We all know how the internet has changed major industries like music, print media, communications and so many others. It has also radically changed the way real estate agents work. Not only are digital platforms becoming the best places to market homes, the ability for the public to access listings online has radically changed the amount of information available to both buyers and sellers.
In the bad old days, agents had a monopoly on information. “These days, agents have a lot less control over what buyers see, and what homes they’ll choose to see,” Jake says. “Before the advent of sites like realtor.ca, agents had all the control, all the power. Buyers were pretty much in the dark about what was out there.”
As far as Jake is concerned, change is a good thing. “In almost every consumer transaction, the more power the consumer has, the better,” he says. This shift has changed the role of a real estate agent. In the pre-internet dark ages, an agent might put together a tour of homes based on their own inclinations and anything they left off, well – too bad, buyers might not even know other options existed.
Now, many buyers come to agents with lists of homes they’ve pre-selected online. Which means agents have to step up and offer more than a chauffeuring service. “We have to redefine what we provide to our clients, beyond closing sales. We need to share our knowledge – of the neighbourhood, of market values, of sound building structures and more.”
The net has also provided new avenues for sellers looking to avoid agent fees and go the for-sale-by-owner route – and Jake sees that as a welcome challenge for agents to demonstrate their value.“I think genuine feedback from buyers and agents is so, so important and that can be very hard to get when you list on your own.
Let’s say I bake you a cake and you eat a piece.

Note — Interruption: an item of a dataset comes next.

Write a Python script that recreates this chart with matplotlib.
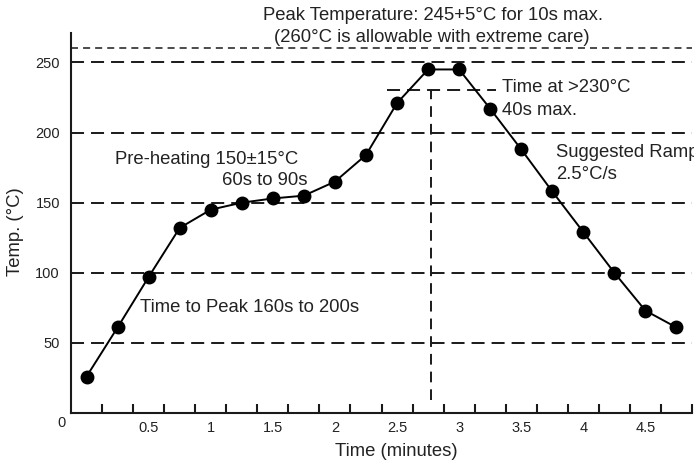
import matplotlib
matplotlib.use("Agg")
import matplotlib.pyplot as plt
import numpy as np

plt.rcParams['font.family'] = ['Liberation Sans', 'DejaVu Sans']

# Data
time_min = [0.0, 0.25, 0.5, 0.75, 1.0, 1.25, 1.5, 1.75, 2.0, 2.25,
            2.5, 2.75, 3.0, 3.25, 3.5, 3.75, 4.0, 4.25, 4.5, 4.75]
temp_c = [26, 61, 97, 132, 145, 150, 153, 155, 165, 184,
          221, 245, 245, 217, 188, 158, 129, 100, 73, 61]
ref_temps = [50, 100, 150, 200, 250]
allow_temp = 260
tal_temp = 230
x_tick_labels = ["0.5", "1", "1.5", "2", "2.5", "3", "3.5", "4", "4.5"]
x_tick_vals = [0.5, 1.0, 1.5, 2.0, 2.5, 3.0, 3.5, 4.0, 4.5]

W, H = 694, 468
fig = plt.figure(figsize=(W / 100, H / 100), dpi=100)
ax = fig.add_axes([71 / W, 1 - 413 / H, (692 - 71) / W, (413 - 33) / H])

x0, x1 = -0.125, 4.863
ax.set_xlim(x0, x1)
ax.set_ylim(0, 271)

lc = '#1a1a1a'
tc = '#222222'
for t in ref_temps:
    ax.axhline(t, color=lc, lw=1.4, dashes=(6.7, 3.6), zorder=1)
ax.axhline(allow_temp, color=lc, lw=1.1, dashes=(4.6, 3.3), zorder=1)
ax.plot([2.42, 3.30], [tal_temp, tal_temp], color=lc, lw=1.4, dashes=(6.7, 3.6), zorder=1)
ax.plot([2.77, 2.77], [9, tal_temp], color=lc, lw=1.4, dashes=(5.5, 3.6), zorder=1)

ax.plot(time_min, temp_c, color='black', lw=1.4, marker='o', markersize=9,
        markerfacecolor='black', markeredgecolor='black', zorder=3)

for s in ['top', 'right']:
    ax.spines[s].set_visible(False)
for s in ['left', 'bottom']:
    ax.spines[s].set_linewidth(1.5)
    ax.spines[s].set_color(lc)

ax.set_yticks(ref_temps)
ax.set_yticklabels([str(v) for v in ref_temps], fontsize=10.5, color=tc)
ax.tick_params(axis='y', length=0, pad=8)

ax.set_xticks(x_tick_vals)
ax.set_xticklabels(x_tick_labels, fontsize=10.5, color=tc)
ax.tick_params(axis='x', which='major', length=0, pad=6)
ax.set_xticks(np.arange(0.125, 4.9, 0.25), minor=True)
ax.tick_params(axis='x', which='minor', direction='in', length=6.5, width=1.5, color=lc)

ax.annotate("0", xy=(0, 0), xycoords='axes fraction', xytext=(-6.5, -7),
            textcoords='offset points', ha='center', va='center', fontsize=10.5, color=tc)

ax.set_xlabel("Time (minutes)", fontsize=13.3, color=tc)
ax.set_ylabel("Temp. (°C)", fontsize=13.3, color=tc)
ax.xaxis.set_label_coords((396 - 71) / (692 - 71), -(452 - 413) / (413 - 33))
ax.xaxis.label.set_va('center')
ax.yaxis.set_label_coords(-(71 - 16) / (692 - 71), (413 - 232) / (413 - 33))
ax.yaxis.label.set_va('center')

fs = 13.3
fig.text(433 / W, 1 - 16 / H, "Peak Temperature: 245+5°C for 10s max.", ha='center', va='center', fontsize=fs, color=tc)
fig.text(432 / W, 1 - 37 / H, "(260°C is allowable with extreme care)", ha='center', va='center', fontsize=fs, color=tc)
ax.text(3.347, 232, "Time at >230°C", ha='left', va='center', fontsize=fs, color=tc)
ax.text(3.347, 216, "40s max.", ha='left', va='center', fontsize=fs, color=tc)
ax.text(3.78, 186, "Suggested Ramp", ha='left', va='center', fontsize=fs, color=tc, clip_on=False)
ax.text(3.78, 170, "2.5°C/s", ha='left', va='center', fontsize=fs, color=tc)
ax.text(0.233, 180.7, "Pre-heating 150±15°C", ha='left', va='center', fontsize=fs, color=tc)
ax.text(1.09, 165.7, "60s to 90s", ha='left', va='center', fontsize=fs, color=tc)
ax.text(0.433, 75, "Time to Peak 160s to 200s", ha='left', va='center', fontsize=fs, color=tc)

fig.savefig("out.png", dpi=100)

You’ll probably tell me you like it. When you have an intermediary, you’re more likely to get the straight goods.”In addition, of course, an agent will know the timelines for things like inspections, conditions, financing, and closing and should guide a client through that. And an agent will have a plan B, and a plan C and beyond if things don’t go as planned. “When you list at 350K, and it hasn’t sold in a month, what do you do? The answer to that question can really vary. A good agent can find that answer.”

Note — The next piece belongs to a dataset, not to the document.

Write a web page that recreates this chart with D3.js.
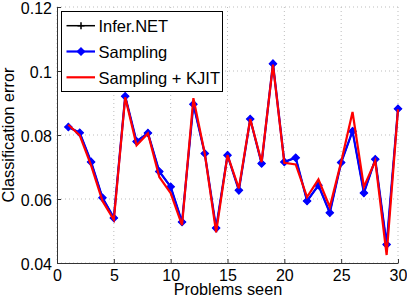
<!DOCTYPE html>
<html>
<head>
<meta charset="utf-8">
<script src="https://cdn.jsdelivr.net/npm/d3@7"></script>
<style>
  body { margin: 0; background: #fff; }
  text { font-family: "Liberation Sans", Arial, sans-serif; fill: #000; }
</style>
</head>
<body>
<div class="canvas"></div>
<script>
// data
const problems = d3.range(1, 31);
const inferNet = [0.0825, 0.0807, 0.0716, 0.0604, 0.0541, 0.0921, 0.0780, 0.0806, 0.0686, 0.0638,
                  0.0528, 0.0896, 0.0742, 0.0509, 0.0737, 0.0627, 0.0850, 0.0711, 0.1023, 0.0716,
                  0.0729, 0.0594, 0.0643, 0.0557, 0.0714, 0.0812, 0.0619, 0.0724, 0.0458, 0.0882];
const sampling = [0.0825, 0.0807, 0.0716, 0.0604, 0.0541, 0.0921, 0.0780, 0.0806, 0.0686, 0.0638,
                  0.0528, 0.0896, 0.0742, 0.0509, 0.0737, 0.0627, 0.0850, 0.0711, 0.1023, 0.0716,
                  0.0729, 0.0594, 0.0643, 0.0557, 0.0714, 0.0812, 0.0619, 0.0724, 0.0458, 0.0882];
const kjit = [0.0832, 0.0799, 0.0705, 0.0594, 0.0535, 0.0918, 0.0768, 0.0805, 0.0669, 0.0618,
              0.0518, 0.0915, 0.0742, 0.0496, 0.0737, 0.0633, 0.0850, 0.0715, 0.1020, 0.0713,
              0.0708, 0.0606, 0.0661, 0.0575, 0.0716, 0.0872, 0.0638, 0.0719, 0.0425, 0.0880];
const xTicks = [0, 5, 10, 15, 20, 25, 30];
const yTicks = [0.04, 0.06, 0.08, 0.1, 0.12];
const seriesNames = ["Infer.NET", "Sampling", "Sampling + KJIT"];

const svg = d3.select(".canvas").append("svg")
    .attr("width", 407)
    .attr("height", 298);

//margins and dimensions
const margin = {top: 7, right: 9, bottom: 35, left: 57};
const graphWidth = 407 - margin.left - margin.right;
const graphHeight = 298 - margin.top - margin.bottom;

const graph = svg.append("g")
    .attr("transform", `translate(${margin.left}, ${margin.top})`);

const scaleX = d3.scaleLinear().domain([0, 30]).range([0, graphWidth]);
const scaleY = d3.scaleLinear().domain([0.04, 0.12]).range([graphHeight, 0]);

//dotted grid
graph.append("g").selectAll("line")
  .data(xTicks)
  .join("line")
    .attr("x1", d => scaleX(d)).attr("x2", d => scaleX(d))
    .attr("y1", 0).attr("y2", graphHeight)
    .attr("stroke", "#bdbdbd").attr("stroke-width", 1)
    .attr("stroke-dasharray", "1,3");
graph.append("g").selectAll("line")
  .data(yTicks)
  .join("line")
    .attr("x1", 0).attr("x2", graphWidth)
    .attr("y1", d => scaleY(d)).attr("y2", d => scaleY(d))
    .attr("stroke", "#bdbdbd").attr("stroke-width", 1)
    .attr("stroke-dasharray", "1,3");

//axes, ticks pointing inside
const xAxis = d3.axisBottom(scaleX).tickValues(xTicks).tickSizeInner(-4).tickSizeOuter(0)
    .tickPadding(9).tickFormat(d3.format("d"));
const yAxis = d3.axisLeft(scaleY).tickValues(yTicks).tickSizeInner(-4).tickSizeOuter(0)
    .tickPadding(9).tickFormat(d => d === 0.1 ? "0.1" : d3.format(".2f")(d));

const xAxisGroup = graph.append("g")
    .attr("transform", `translate(0, ${graphHeight})`)
    .call(xAxis);
const yAxisGroup = graph.append("g")
    .call(yAxis);

[xAxisGroup, yAxisGroup].forEach(g => {
  g.select(".domain").attr("stroke", "#333").attr("stroke-width", 1);
  g.selectAll(".tick line").attr("stroke", "#333");
  g.selectAll(".tick text").attr("font-size", 16).attr("fill", "#000")
    .style("font-family", "'Liberation Sans', Arial, sans-serif");
});
xAxisGroup.selectAll(".tick text").attr("dy", null).attr("y", 17.5);
yAxisGroup.selectAll(".tick text").attr("dy", null).attr("y", 6).attr("x", -5);

//axis labels
svg.append("text")
    .attr("x", margin.left + graphWidth / 2 + 0.5)
    .attr("y", 295)
    .attr("text-anchor", "middle")
    .attr("font-size", 16.3)
    .text("Problems seen");
svg.append("text")
    .attr("transform", `translate(14, ${margin.top + graphHeight / 2}) rotate(-90)`)
    .attr("text-anchor", "middle")
    .attr("font-size", 16.3)
    .text("Classification error");

//series
const line = d3.line().x((d, i) => scaleX(problems[i])).y(d => scaleY(d));

function plusPath(s) { return `M${-s},0H${s}M0,${-s}V${s}`; }
function diamondPath(s) { return `M0,${-s}L${s},0L0,${s}L${-s},0Z`; }

graph.append("path").datum(inferNet)
    .attr("d", line).attr("fill", "none").attr("stroke", "#000").attr("stroke-width", 1.5);
graph.append("g").selectAll("path")
  .data(inferNet).join("path")
    .attr("transform", (d, i) => `translate(${scaleX(problems[i])}, ${scaleY(d)})`)
    .attr("d", plusPath(3.5)).attr("stroke", "#000").attr("stroke-width", 1.5);

graph.append("path").datum(sampling)
    .attr("d", line).attr("fill", "none").attr("stroke", "#0000ff").attr("stroke-width", 2.2);
graph.append("g").selectAll("path")
  .data(sampling).join("path")
    .attr("transform", (d, i) => `translate(${scaleX(problems[i])}, ${scaleY(d)})`)
    .attr("d", diamondPath(3.6)).attr("fill", "#0000ff").attr("stroke", "#0000ff").attr("stroke-width", 1.3);

graph.append("path").datum(kjit)
    .attr("d", line).attr("fill", "none").attr("stroke", "#ff0000").attr("stroke-width", 2.2);

//legend
const legend = svg.append("g");
legend.append("rect")
    .attr("x", 61.5).attr("y", 11.5).attr("width", 161).attr("height", 80)
    .attr("fill", "#fff").attr("stroke", "#000").attr("stroke-width", 1);

const legendY = [25.7, 51.5, 77.3];
const colors = ["#000", "#0000ff", "#ff0000"];
const widths = [1.5, 2.2, 2.2];

seriesNames.forEach((name, i) => {
  legend.append("line")
    .attr("x1", 66.5).attr("x2", 95).attr("y1", legendY[i]).attr("y2", legendY[i])
    .attr("stroke", colors[i]).attr("stroke-width", widths[i]);
  if (i === 0) {
    legend.append("path").attr("transform", `translate(81, ${legendY[i]})`)
      .attr("d", plusPath(3.5)).attr("stroke", "#000").attr("stroke-width", 1.5);
  }
  if (i === 1) {
    legend.append("path").attr("transform", `translate(81, ${legendY[i]})`)
      .attr("d", diamondPath(3.6)).attr("fill", "#0000ff").attr("stroke", "#0000ff").attr("stroke-width", 1.3);
  }
  legend.append("text")
    .attr("x", 98.5).attr("y", legendY[i] + 6.3)
    .attr("font-size", 16.5)
    .text(name);
});
</script>
</body>
</html>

“Selling a home in the digital age means knowing how to make use of, and how to take advantage of, all the new technological tools available to us”. Today’s agent should be well versed in online marketing and the use of various social media platforms. “The old days of sticking a sign on the lawn and maybe an ad in the paper are gone” Jake says. “That’s why our clients get a full array of tech savvy marketing, but we do mix in the traditional media as well. A well rounded approach, with an emphasis on reaching out to where buyers are spending their time is key”.